Pero no. La democracia española se ha situado en el contrareformismo peninsular de siempre, a la vanguardia del retroceso europeo, como un freno a la modernidad. La élite española no consigue sacudirse el conservadurismo ultramontano. En el siglo XVIII apenas olieron la Ilustración mientras apuntaban a una versión castiza del absolutismo francés: en lugar de construir un Estado moderno centralizado alimentaron una corte madrileña pomposa. En el siglo XIX tampoco lograron implantar un Estado liberal eficaz, siguió mandando la aristocracia latifundista en medio del desbarajuste dinástico carlista y de una industrialización catalana que les producía más estorbo que servicio. En el siglo XX, marcado por el trauma del fin del imperio colonial y dos dictaduras militares, la democracia sólo se asomó al final, sin terminar de deshacerse nunca del lastre de tanto autoritarismo. Por eso no es extraño que en el siglo XXI el autoritarismo democrático esté ganando la partida.

Resulta difícil que Cataluña se sienta llamada a integrarse en esta España que lleva siglos con el freno de mano puesto. Una Cataluña que en el siglo XVII ya se inspiraba en las incipientes potencias comerciales del norte, en el XVIII se vio derrotada y empezó de cero, en el XIX se apuntó a la modernidad industrial e intentó liderar el cambio federal en España, y e el XX inició la vía política propia -el catalanismo- topando una y otra vez contra el muro de un nacionalismo español a la defensiva, que en el fondo siempre ha entendido la pluralidad como un peligro. Cuando España mira a Cataluña ve reflejados sus fracasos seculares. Ahora el éxito económico del Mobile le recuerda la mediocridad censora de Arco.

Por ello, a pesar del convulso presente, a pesar del callejón sin salida, Cataluña será independiente. Porque es la opción más razonable para mantener el rumbo democrático y el progreso económico y social, para huir del autoritarismo y la parálisis. El problema, claro, es cómo. Ya lo hemos visto: esta España que se ha impuesto históricamente -ojalá hubiera triunfado otra España, la de Jovellanos a Lorca- es capaz de morir matando la disidencia.

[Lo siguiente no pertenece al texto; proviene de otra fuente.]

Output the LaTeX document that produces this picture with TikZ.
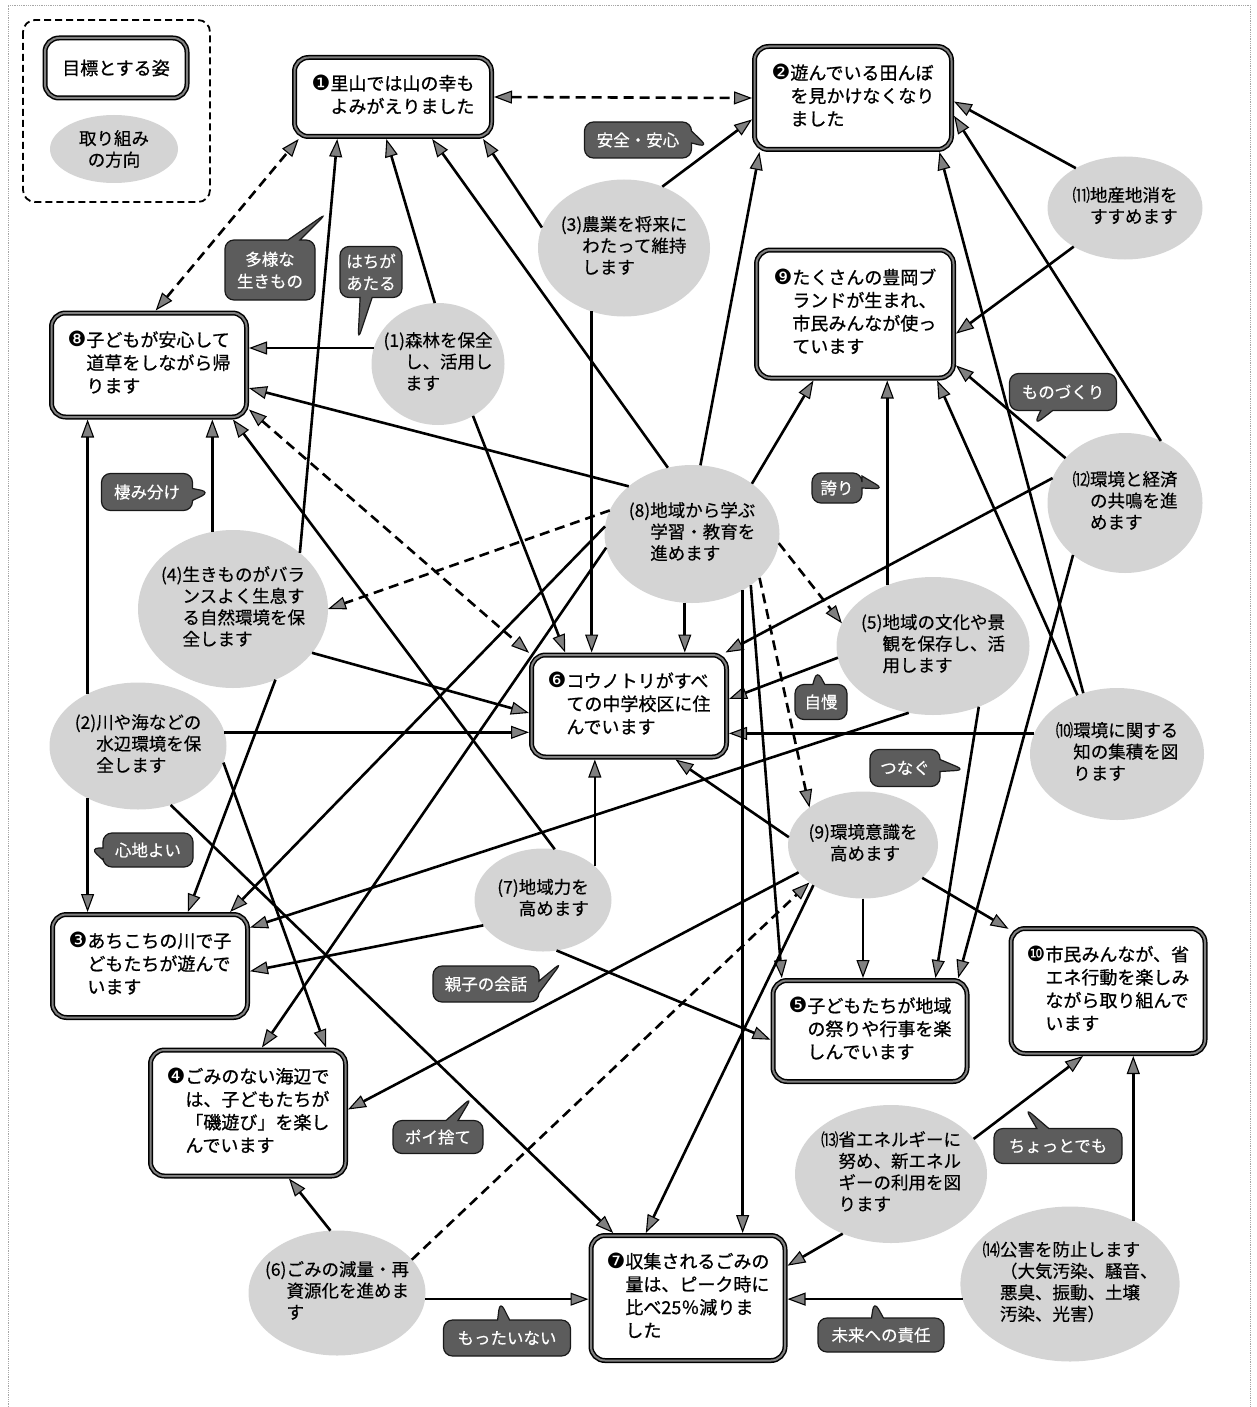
\documentclass[tikz,border=0pt]{standalone}
\usepackage{fontspec}
\newfontfamily\jpfont[FakeBold=0.4]{Noto Sans CJK JP}
\newfontfamily\jpgoal[FakeBold=0.9]{Noto Sans CJK JP}
\newfontfamily\numfont{DejaVu Sans}
\usetikzlibrary{arrows.meta,shapes.geometric,shapes.callouts}
\newcommand{\hang}[2]{\begin{tabular}{@{}l@{}l@{}}#1&#2\end{tabular}}
\newcommand{\gnum}[1]{{\numfont\fontsize{21}{16}\selectfont#1}}
\begin{document}
\begin{tikzpicture}[x=1pt,y=-1pt,
          >={Triangle[length=18pt,width=13pt,fill=black!50,line width=1.1pt]},
          goal/.style={draw=black,line width=1.5pt,double=black!50,double distance=2pt,
            rounded corners=14pt,fill=white,inner sep=0pt,outer sep=2.5pt,
            font=\jpgoal\fontsize{18}{23}\selectfont},
          way/.style={ellipse,fill=black!17,inner xsep=-10pt,inner ysep=-4pt,outer sep=0pt,
            font=\jpfont\fontsize{17.5}{21.5}\selectfont},
          note/.style={rectangle callout,rounded corners=9pt,fill=black!64,draw=black!90,
            line width=1.2pt,text=white,align=center,inner sep=0pt,callout pointer width=12pt,
            font=\jpfont\fontsize{16.5}{22}\selectfont},
          dims/.style 2 args={minimum width=#1pt,minimum height=#2pt},
          link/.style={->,line width=2.6pt},
          hint/.style={link,dash pattern=on 10pt off 6pt}]
  \useasboundingbox(0,0)rectangle(1257,1407);
  \draw[black!35,densely dotted,line width=0.8pt](8,1407)--(8,5)--(1250,5)--(1250,1407);
  \draw[line width=1.8pt,dash pattern=on 7pt off 4pt,rounded corners=12pt](23,20)rectangle(210,202);
  \node[goal,dims={142}{60}](keyGoal)at(116,68){目標とする姿};
  \node[way,dims={128}{68},align=center](keyWay)at(114,149){取り組み\\の方向};

  \node[goal,dims={197}{79}](G1)at(393,97){\hang{\gnum{❶}}{里山では山の幸も\\&よみがえりました}};
  \node[goal,dims={197}{103}](G2)at(853,98){\hang{\gnum{❷}}{遊んでいる田んぼ\\&を見かけなくなり\\&ました}};
  \node[goal,dims={197}{128}](G9)at(855,314){\hang{\gnum{❾}}{たくさんの豊岡ブ\\&ランドが生まれ、\\&市民みんなが使っ\\&ています}};
  \node[goal,dims={195}{104}](G8)at(149,365){\hang{\gnum{❽}}{子どもが安心して\\&道草をしながら帰\\&ります}};
  \node[goal,dims={195}{102}](G6)at(629,706){\hang{\gnum{❻}}{コウノトリがすべ\\&ての中学校区に住\\&んでいます}};
  \node[goal,dims={195}{103}](G3)at(150,966){\hang{\gnum{❸}}{あちこちの川で子\\&どもたちが遊んで\\&います}};
  \node[goal,dims={195}{126}](G4)at(248,1113){\hang{\gnum{❹}}{ごみのない海辺で\\&は、子どもたちが\\&「磯遊び」を楽し\\&んでいます}};
  \node[goal,dims={194}{101}](G5)at(870,1031){\hang{\gnum{❺}}{子どもたちが地域\\&の祭りや行事を楽\\&しんでいます}};
  \node[goal,dims={194}{125}](G10)at(1108,991){\hang{\gnum{❿}}{市民みんなが、省\\&エネ行動を楽しみ\\&ながら取り組んで\\&います}};
  \node[goal,dims={194}{125}](G7)at(688,1298){\hang{\gnum{❼}}{収集されるごみの\\&量は、ピーク時に\\&比べ25％減りま\\&した}};

  \node[way,dims={133}{122}](A1)at(438,364){\hang{(1)}{森林を保全\\&し、活用し\\&ます}};
  \node[way,dims={177}{127}](A2)at(138,746){\hang{(2)}{川や海などの\\&水辺環境を保\\&全します}};
  \node[way,dims={172}{137}](A3)at(624,248){\hang{(3)}{農業を将来に\\&わたって維持\\&します}};
  \node[way,dims={190}{158}](A4)at(233,609){\hang{(4)}{生きものがバラ\\&ンスよく生息す\\&る自然環境を保\\&全します}};
  \node[way,dims={193}{138}](A5)at(933,646){\hang{(5)}{地域の文化や景\\&観を保存し、活\\&用します}};
  \node[way,dims={177}{125}](A6)at(337,1293){\hang{(6)}{ごみの減量・再\\&資源化を進めま\\&す}};
  \node[way,dims={137}{103}](A7)at(543,900){\hang{(7)}{地域力を\\&高めます}};
  \node[way,dims={175}{138}](A8)at(692,534){\hang{(8)}{地域から学ぶ\\&学習・教育を\\&進めます}};
  \node[way,dims={150}{107}](A9)at(863,845){\hang{(9)}{環境意識を\\&高めます}};
  \node[way,dims={174}{132}](A10)at(1117,754){\hang{⑽}{環境に関する\\&知の集積を図\\&ります}};
  \node[way,dims={155}{103}](A11)at(1125,208){\hang{⑾}{地産地消を\\&すすめます}};
  \node[way,dims={155}{140}](A12)at(1125,503){\hang{⑿}{環境と経済\\&の共鳴を進\\&めます}};
  \node[way,dims={192}{138}](A13)at(891,1174){\hang{⒀}{省エネルギーに\\&努め、新エネル\\&ギーの利用を図\\&ります}};
  \node[way,dims={190}{155}](A14)at(1070,1284){\hang{⒁}{公害を防止します\\&（大気汚染、騒音、\\&悪臭、振動、土壌\\&汚染、光害）}};

  \draw[hint,<->](G1.east)--(G2.west);
  \draw[hint,<->](G8.83)--(G1.204);
  \draw[hint,<->](G8.336)--(G6.152);
  \draw[hint](A8.164)--(A4.0);
  \draw[hint](A8.354)--(A5.166);
  \draw[hint](A8.327)--(A9.145);
  \draw[hint](A6.24)--(A9.215);

  \draw[link](A4.40)--(G1.217);
  \draw[link](A1.93)--(G1.261);
  \draw[link](A8.110)--(G1.313);
  \draw[link](A3.166)--(G1.335);

  \draw[link](A3.58)--(G2.192);
  \draw[link](A8.83)--(G2.210);
  \draw[link](A11.141)--(G2.358);
  \draw[link](A12.60)--(G2.350);
  \draw[link](A10.119)--(G2.328);

  \draw[link](A8.40)--(G9.238);
  \draw[link](A11.217)--(G9.349);
  \draw[link](A12.143)--(G9.333);
  \draw[link](A10.124)--(G9.321);
  \draw[link](A5.127)--(A5.127 |- G9.south);

  \draw[link](A1.166)--(A1.166 -| G8.east);
  \draw[link](A8.143)--(G8.347);
  \draw[link](A7.77)--(G8.327);
  \draw[link](A2.134)--(A2.134 |- G8.south);
  \draw[link](A4.105)--(A4.105 |- G8.south);

  \draw[link](A4.331)--(G6.184);
  \draw[link](A2.9)--(A2.9 -| G6.west);
  \draw[link](A1.304)--(G6.140);
  \draw[link](A3.243)--(A3.243 |- G6.north);
  \draw[link](A8.264)--(A8.264 |- G6.north);
  \draw[link](A12.161)--(G6.29);
  \draw[link](A5.187)--(G6.4);
  \draw[link](A10.166)--(A10.166 -| G6.east);
  \draw[link](A9.174)--(G6.311);
  \draw[link](A7.33)--(A7.33 |- G6.south);

  \draw[link](A2.226)--(A2.226 |- G3.north);
  \draw[link](A4.301)--(G3.55);
  \draw[link](A8.175)--(G3.34);
  \draw[link](A5.250)--(G3.21);
  \draw[link](A7.203)--(G3.357);

  \draw[link](A8.189)--(G4.78);
  \draw[link](A2.349)--(G4.40);
  \draw[link](A9.203)--(G4.2);
  \draw[link](A6.96)--(G4.302);

  \draw[link](A7.285)--(G5.185);
  \draw[link](A9.south)--(A9.south |- G5.north);
  \draw[link](A5.307)--(G5.39);
  \draw[link](A12.225)--(G5.31);
  \draw[link](A8.319)--(G5.149);

  \draw[link](A9.331)--(G10.148);
  \draw[link](A13.23)--(G10.249);
  \draw[link](A14.45)--(A14.45 |- G10.south);

  \draw[link](A9.219)--(G7.123);
  \draw[link](A8.312)--(A8.312 |- G7.north);
  \draw[link](A2.299)--(G7.139);
  \draw[link](A6.356)--(A6.356 -| G7.west);
  \draw[link](A13.231)--(G7.18);
  \draw[link](A14.188)--(A14.188 -| G7.east);

  \node[note,dims={107}{36},callout absolute pointer={(708,147)}](nAnzen)at(638,140){安全・安心};
  \node[note,dims={90}{60},callout absolute pointer={(327,213)}](nTayou)at(270,270){多様な\\生きもの};
  \node[note,dims={62}{51},callout absolute pointer={(358,340)}](nHachi)at(371,272){はちが\\あたる};
  \node[note,dims={91}{37},callout absolute pointer={(210,492)}](nSumi)at(147,492){棲み分け};
  \node[note,dims={107}{37},callout absolute pointer={(1034,425)}](nMono)at(1063,392){ものづくり};
  \node[note,dims={50}{30},callout absolute pointer={(884,489)}](nHokori)at(837,488){誇り};
  \node[note,dims={52}{35},callout absolute pointer={(817,670)}](nJiman)at(821,702){自慢};
  \node[note,dims={70}{37},callout absolute pointer={(965,770)}](nTsunagu)at(905,768){つなぐ};
  \node[note,dims={90}{34},callout absolute pointer={(90,848)}](nKokochi)at(148,850){心地よい};
  \node[note,dims={106}{36},callout absolute pointer={(562,962)}](nOyako)at(486,984){親子の会話};
  \node[note,dims={90}{33},callout absolute pointer={(472,1097)}](nPoi)at(438,1137){ポイ捨て};
  \node[note,dims={127}{36},callout absolute pointer={(500,1301)}](nMottai)at(507,1338){もったいない};
  \node[note,dims={126}{34},callout absolute pointer={(874,1301)}](nMirai)at(881,1335){未来への責任};
  \node[note,dims={128}{35},callout absolute pointer={(1025,1108)}](nChotto)at(1058,1146){ちょっとでも};
\end{tikzpicture}
\end{document}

El conflicto será duro y largo. Y no habría que caer en un planteamiento sólo en términos de dignidad, un concepto que a veces parece demasiado la réplica nostrada del honor ‘hidalgo’. En el choque frontal tenemos demasiado que perder. Si sólo se puede hacer política con principios, el final ya está escrito. Un poco de pragmatismo, como el que parece que se empieza a imponer, no irá mal. De hecho, contra lo que algunos piensan, invita al optimismo. Sobre todo si no olvidamos que donde hay que poner todo el esfuerzo es en el trabajo interno de sumar más masa crítica -más personas, más ideas, más razones- para hacer irreversible una gran mayoría social republicana.